Nella storia del Trattato non sono poi mancate discussioni tra le parti in causa che hanno riguardato, ad esempio, la risoluzione dei sensori oppure anche il rischio che i dati raccolti – che vengono resi noti obbligatoriamente anche al Paese che ha subito il sorvolo – possano essere ceduti a terze parti (come Stati canaglia o organizzazioni ritenute terroristiche) determinando un pericolo per la sicurezza. In realtà proprio la risoluzione dei sensori, non molto accurata, risulta essere la migliore assicurazione per escludere questa ipotesi, senza considerare che, proprio per la trasparenza di certe nazioni come gli Stati Uniti, informazioni sulla tipologia, dimensioni e localizzazione di certe installazioni sensibili è già di pubblico dominio.

Le reazioni di Mosca non si sono fatte attendere e sembrano non voler alzare i toni per il momento: “la Russia non ha ricevuto alcuna notifica dagli Stati Uniti sull’uscita dal Trattato”, ha detto la portavoce del ministero degli Esteri russo Maria Zakharova affermando anche che la Russia ha rivendicazioni specifiche e di lunga durata contro gli Stati Uniti per l’attuazione del trattato.

Leonid Slutsky, presidente della commissione per gli affari internazionali della Duma di Stato, ha osservato che Mosca ha già un piano di risposta, e che sarà guidata dagli interessi della sicurezza nazionale.

Vladimir Ermakov, direttore del dipartimento per la non proliferazione e il controllo degli armamenti del ministero degli Esteri della Federazione Russa, ha definito i tentativi di Washington di presentare il ritiro dal trattato come una reazione alle violazioni di Mosca che non trova fondamento.

Washington, più che per i contrasti con la Russia, ha stracciato anche questo accordo ereditato dai tempi della Guerra fredda per disfarsi di un’altra limitazione che non prevede la partecipazione della Cina. La strada era già segnata dall’uscita dal trattato Inf sui missili balistici a raggio intermedio che abbiamo avuto modo di trattare ampiamente nei mesi precedenti, ma a ben vedere i prodromi di questa politica si possono già intuire nell’uscita dal trattato Abm avvenuta nel 2002.

La totalità dei trattati sul disarmo o sul controllo degli armamenti, come anche il Cfe sulle forze convenzionali in Europa o lo Start sulle forze nucleari strategiche, è eredità della Guerra Fredda e come tale è riflesso di un mondo che non esiste più.
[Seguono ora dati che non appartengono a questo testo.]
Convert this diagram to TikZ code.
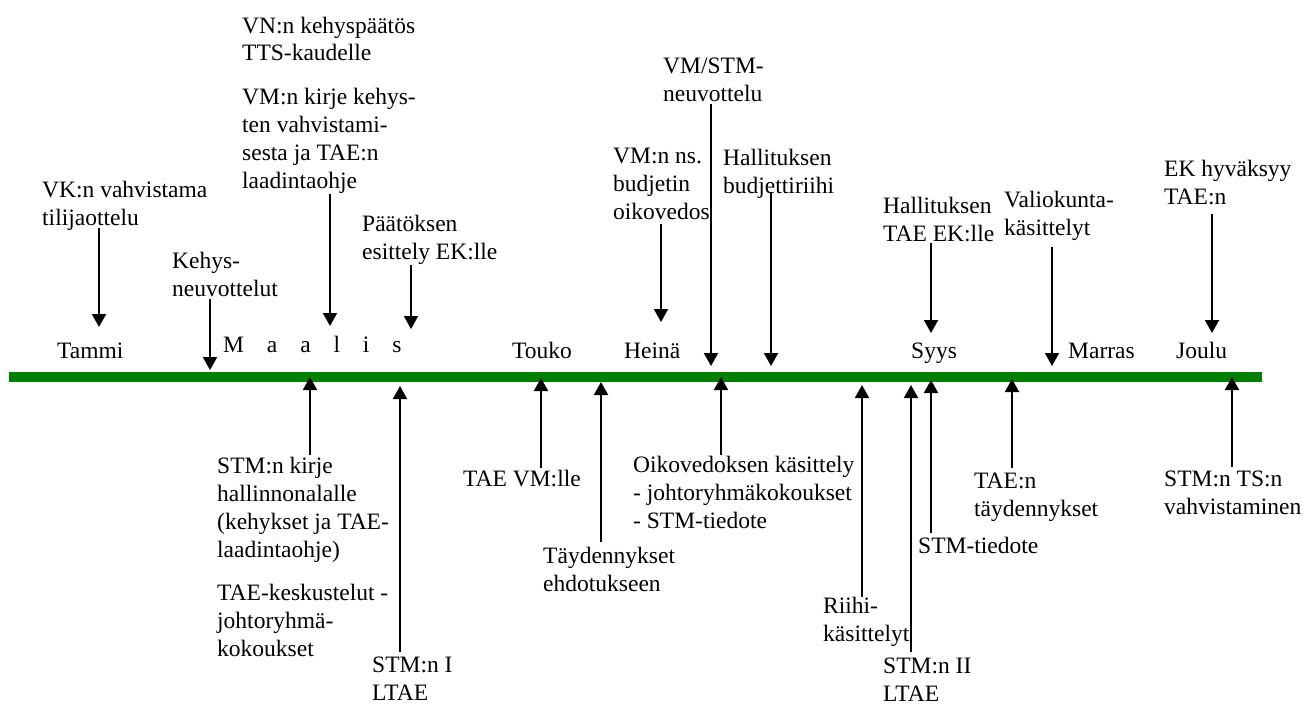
\documentclass[tikz,border=0pt]{standalone}
\usepackage{fontspec}
\setmainfont{Liberation Serif}
\usetikzlibrary{arrows.meta}
\newcommand{\lbl}[1]{\begin{tabular}[t]{@{}l@{}}#1\end{tabular}}
\tikzset{
  txt/.style={anchor=base west, inner sep=0pt, font=\fontsize{23.5}{28}\selectfont},
  arr/.style={line width=2pt, -{Triangle[width=14pt,length=13pt]}},
}
\definecolor{linegreen}{RGB}{0,128,0}
\begin{document}
\begin{tikzpicture}[x=1pt,y=-1pt]
\useasboundingbox (0,0) rectangle (1303,704);
% timeline
\fill[linegreen] (9,372) rectangle (1262,382);
\coordinate (tl) at (9,377);
% months
\node[txt] (m1) at (57,358) {Tammi};
\node[txt] (m3) at (223,352) {M\hspace{17pt} a\hspace{17pt} a\hspace{17pt} l\hspace{17pt} i\hspace{17pt} s};
\node[txt] (m5) at (512,358) {Touko};
\node[txt] (m7) at (624,358) {Heinä};
\node[txt] (m9) at (911,358) {Syys};
\node[txt] (m11) at (1068,358) {Marras};
\node[txt] (m12) at (1176,358) {Joulu};
% top labels
\node[txt] (t1) at (42,197) {\lbl{VK:n vahvistama\\tilijaottelu}};
\node[txt] (t2) at (172,268) {\lbl{Kehys-\\neuvottelut}};
\node[txt] (t3) at (242,33) {\lbl{VN:n kehyspäätös\\TTS-kaudelle}};
\node[txt] (t4) at (242,104) {\lbl{VM:n kirje kehys-\\ten vahvistami-\\sesta ja TAE:n\\laadintaohje}};
\node[txt] (t5) at (362,231) {\lbl{Päätöksen\\esittely EK:lle}};
\node[txt] (t6) at (613,163) {\lbl{VM:n ns.\\budjetin\\oikovedos}};
\node[txt] (t7) at (663,73) {\lbl{VM/STM-\\neuvottelu}};
\node[txt] (t8) at (723,165) {\lbl{Hallituksen\\budjettiriihi}};
\node[txt] (t9) at (883,213) {\lbl{Hallituksen\\TAE EK:lle}};
\node[txt] (t10) at (1004,207) {\lbl{Valiokunta-\\käsittelyt}};
\node[txt] (t11) at (1164,176) {\lbl{EK hyväksyy\\TAE:n}};
% bottom labels
\node[txt] (b1) at (217,473) {\lbl{STM:n kirje\\hallinnonalalle\\(kehykset ja TAE-\\laadintaohje)}};
\node[txt] (b1b) at (217,600) {\lbl{TAE-keskustelut -\\johtoryhmä-\\kokoukset}};
\node[txt] (b2) at (372,672) {\lbl{STM:n I\\LTAE}};
\node[txt] (b3) at (463,486) {TAE VM:lle};
\node[txt] (b4) at (543,563) {\lbl{Täydennykset\\ehdotukseen}};
\node[txt] (b5) at (633,472) {\lbl{Oikovedoksen käsittely\\- johtoryhmäkokoukset\\- STM-tiedote}};
\node[txt] (b6) at (823,613) {\lbl{Riihi-\\käsittelyt}};
\node[txt] (b7) at (883,673) {\lbl{STM:n II\\LTAE}};
\node[txt] (b8) at (918,553) {STM-tiedote};
\node[txt] (b9) at (974,488) {\lbl{TAE:n\\täydennykset}};
\node[txt] (b10) at (1164,486) {\lbl{STM:n TS:n\\vahvistaminen}};
% down arrows: start / tip coordinates
\foreach \n/\x/\s/\e in {a1/99/228/327, a2/210/299/370, a3/330/194/326, a4/411/265/329,
  a5/661/224/322, a6/711/104/366, a7/771/193/366, a8/931/243/333, a9/1052/247/366, a10/1212/214/333}{
  \coordinate (\n s) at (\x,\s);
  \coordinate (\n e) at (\x,\e);
  \draw[arr] (\n s) -- (\n e);
}
% up arrows
\foreach \n/\x/\s/\e in {u1/310/455/377, u2/400/652/386, u3/541/468/378, u4/601/542/382,
  u5/721/455/377, u6/862/597/385, u7/911/652/385, u8/931/533/380, u9/1012/468/379, u10/1232/467/377}{
  \coordinate (\n s) at (\x,\s);
  \coordinate (\n e) at (\x,\e);
  \draw[arr] (\n s) -- (\n e);
}
\end{tikzpicture}
\end{document}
Il duopolio tra Mosca e Washington non esiste più e nella partita a scacchi globale si è inserita prepotentemente Pechino, che soprattutto negli ultimi 15 anni ha dimostrato di aver fatto passi da gigante nella qualità e nel numero degli armamenti, non solo convenzionali.

Risulta evidente quindi che dei trattati fortemente limitanti, come erano appunto l’Abm o l’Inf, siano diventati improvvisamente obsoleti e anche rischiosi a fronte del nascere di una potenza aggressiva e sempre meglio armata come la Cina che non ne fa parte, e che soprattutto non intende farne parte: le possibilità di “salvare” un trattato come l’Inf ventilando l’ipotesi dell’ingresso cinese sono sempre state accolte freddamente da Pechino, che anzi ha spinto affinché fosse conservato lo status quo per ovvi vantaggi di carattere strategico.

Open Skies, insieme al Cfe che però riguarda un teatro molto lontano dal fronte caldo orientale e insieme al trattato Start è l’ultima eredità della Guerra Fredda ed era quindi già condannato a “morire” proprio a causa dell’assenza tra i suoi firmatari della Cina, e questa volontà, se non fosse stata già chiara dall’atteggiamento della Casa Bianca tenuto nei mesi scorsi, la si poteva evincere dalla riluttanza di Washington a rimodernare la sua flotta di velivoli da ricognizione espressamente nata per compiere i voli in forza del trattato: i tre Boeing Oc-135B del 55esimo Stormo di base a Offutt (Nebraska), i quali hanno dato non pochi problemi di affidabilità.

Sembra quindi che la decisione di Washington sia stata quasi concordata con Mosca, che dai voli Open Skies ha ormai solo da perderci da quando la totalità dei Paesi dell’ex Patto di Varsavia ha cambiato fronte passando alla Nato ed ha tutto l’interesse a che il suo vicino e partner “forzato” – la Cina – venga imbrigliata da nuovi accordi internazionali sugli armamenti, e pertanto le lamentele russe potrebbero essere solo di facciata.

La cartina tornasole da questo punto di vista sarà il modo in cui Russia e Stati Uniti affronteranno la scadenza di un altro importantissimo trattato sul disarmo: lo Start che dovrà essere ridiscusso entro febbraio del 2021. Qui sul piatto c’è ben più della semplice riduzione delle forze nucleari strategiche, anche al netto dei nuovi sistemi ipersonici entrati in servizio che possiamo definirli come dei veri e propri game changer, ma si gioca una partita politica che misurerà il peso della diplomazia delle due vecchie superpotenze della Guerra fredda che dovranno affrontare e confrontarsi col “dossier cinese”, che non può più essere rimandato proprio a fronte dei progressi tecnologici raggiunti dal dragone nel campo degli armamenti atomici e missilistici.